村上由のフーディーズ・ナウ - 1 –  日本料理が世界を変える! 2010年米国CIAで行われる国際会議、テーマは「日本の味と文化」?

(2010.02.05)

アメリカ中央情報局(CIA)の国際会議? テーマが「日本の味と文化」……な訳がありません。ここで言うCIAとは、アメリカは、カリフォルニア州ナパにある料理大学、The Culinary Institute of Americaのこと。同校で毎年11月の3日間に亘り開催されている料理会議の今年のテーマが日本の食文化なのです。

先日、そのイベント発表の記者会見が、ホテル西洋銀座にて、開催されました。

ホテル西洋銀座で開催されたThe Culinary Institute of Americaのイベント。

前章戦として日本チームが参加した2007年に吉兆の徳岡さん瓢亭の高橋さんや三國さんやデザイナーの岡部さんと共にイベントに同行させて頂いて以来、事務局のサポートをさせて頂いている。

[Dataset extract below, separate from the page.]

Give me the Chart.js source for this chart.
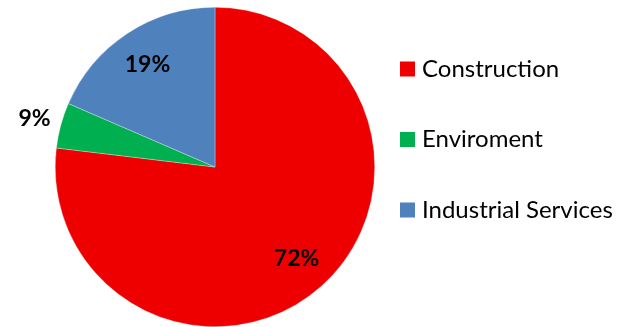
<!DOCTYPE html>
<html><head><meta charset="utf-8">
<script src="https://cdn.jsdelivr.net/npm/chart.js@4/dist/chart.umd.min.js"></script>
<style>html,body{margin:0;padding:0;background:#fff;overflow:hidden}#wrap{width:625px;height:327px;position:relative}</style>
</head><body><div id="wrap"><canvas id="c"></canvas></div>
<script>
const categories = ["Construction", "Enviroment", "Industrial Services"];
const values = [76.9, 4.6, 18.5];
const valueLabels = ["72%", "9%", "19%"];
const colors = ["#EE0000", "#00B050", "#4F81BD"];

const FONT = "Lato, 'Open Sans', sans-serif";

const labelPlugin = {
  id: 'sliceLabels',
  afterDatasetsDraw(chart) {
    const ctx = chart.ctx;
    const meta = chart.getDatasetMeta(0);
    ctx.save();
    ctx.font = "bold 23px " + FONT;
    ctx.fillStyle = "#000";
    ctx.textAlign = "center";
    ctx.textBaseline = "middle";
    meta.data.forEach((arc, i) => {
      const p = arc.getProps(['x','y','startAngle','endAngle','outerRadius'], true);
      const mid = (p.startAngle + p.endAngle) / 2;
      const frac = values[i] < 8 ? 1.17 : 0.77;
      const r = p.outerRadius * frac;
      ctx.fillText(valueLabels[i], p.x + Math.cos(mid) * r, p.y + Math.sin(mid) * r);
    });
    ctx.restore();
  }
};

const legendPlugin = {
  id: 'sideLegend',
  afterDraw(chart) {
    const ctx = chart.ctx;
    ctx.save();
    ctx.font = "24px " + FONT;
    ctx.textBaseline = "middle";
    ctx.textAlign = "left";
    categories.forEach((c, i) => {
      const y = 69 + i * 70.5;
      ctx.fillStyle = colors[i];
      ctx.fillRect(400, y - 7.5, 15, 15);
      ctx.fillStyle = "#000";
      ctx.fillText(c, 422, y);
    });
    ctx.restore();
  }
};

new Chart(document.getElementById('c'), {
  type: 'pie',
  data: {
    labels: categories,
    datasets: [{ data: values, backgroundColor: colors, borderColor: 'rgba(255,255,255,0.6)', borderWidth: 0.5 }]
  },
  options: {
    responsive: true,
    maintainAspectRatio: false,
    animation: false,
    layout: { padding: { left: 55, right: 250, top: 7, bottom: 0 } },
    plugins: { legend: { display: false }, tooltip: { enabled: false } }
  },
  plugins: [labelPlugin, legendPlugin]
});
</script></body></html>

13回目の開催となるこの国際料理会議、アメリカでは大変な人気で、世界の料理人、料理研究家、食のジャーナリストなど約700人がシンポジウムや講座を受講したいと10ヶ月前にチケットを購入して参加する。これまでひとつの国にフォーカスされて開催されるのは、06年のスペイン以来のこと。日本の食文化は、世界の注目の的なのだ。

正式には、昨年4月に実行委員会が組織された。この日、記者会見には、CIAプロジェクトディレクターのグレッグ・ドレッシャーをはじめ、日本側からは、事務局長として、力石寛夫(トーマスアンドチカライシ社長)村田吉弘氏(菊乃井)、徳岡邦夫氏(京都吉兆)、三國清三氏(オテルドミクニ)、中村隆晴氏(キッコーマン執行役員)、青木時男氏(マルコメ社長)の5人が出席。

米国では近年、アジア料理の中でも、特に日本食への感心が高まっている。サンフランシスコのオーガニックマーケットに行くと、日本の胡瓜や茄子や大根が並び、デリショップでは、ひじきのサラダやガンモステーキ、ペットボトルの日本茶が人気。一般家庭やビジネスマンのランチで日本の食材が取り入れられている。一番驚いたのは、サンフランシスコ(以下SF)で人気だというジャズライブ『Yoshi’s』に行ったときSFFでは、少し前から生姜や柚子、日本酒が上手にメニューに取り入れられているお洒落なカフェやレストランは沢山あるけれど、ライブハウスのフードメニューが寿司で、バーのミクソロジストが作るおすすめカクテルは、全て日本酒ベースだったこと。客は皆箸で寿司をつまみながらジャズを聞く。ライブの途中に「今夜は、うまい寿司と僕たちの音楽を存分に楽しんでくれ」なんてマイクが入る。友人とのフツウの会話でアメリカ人から「最近炊飯器買ったんだけど、美味しくお米を炊くコツって何?」なんて聞かれたりする。
 

CIAはカリフォルニア州ナパにある料理大学。
今や日本料理は大人気。

日本料理が低カロリーやダイエット食にイイとされて人気になったのは、事実だけれど、今本物の日本料理文化を知りたいという知識欲は、アメリカ人のジャーナリストや料理家の間でヒートアップしているのだ。
だからこそ、日本人の我々がきちんと日本食文化を海外に伝える。これまで欧米のスタイルや食文化を真似ばかりしてきた日本。今こそ日本の文化を世界に誇れる時。醤油や味噌などの発酵食品は、欧米人の深刻な成人病対策にも一役買う時代なのだ。

2010年のこのイベント、名前を連ねている日本の食文化を率いるトップの方々以外に、日本を代表する料理人約50名を選抜し参加するという。日本の料理人が世界を変える。その瞬間をちゃんとこの目で見なければ。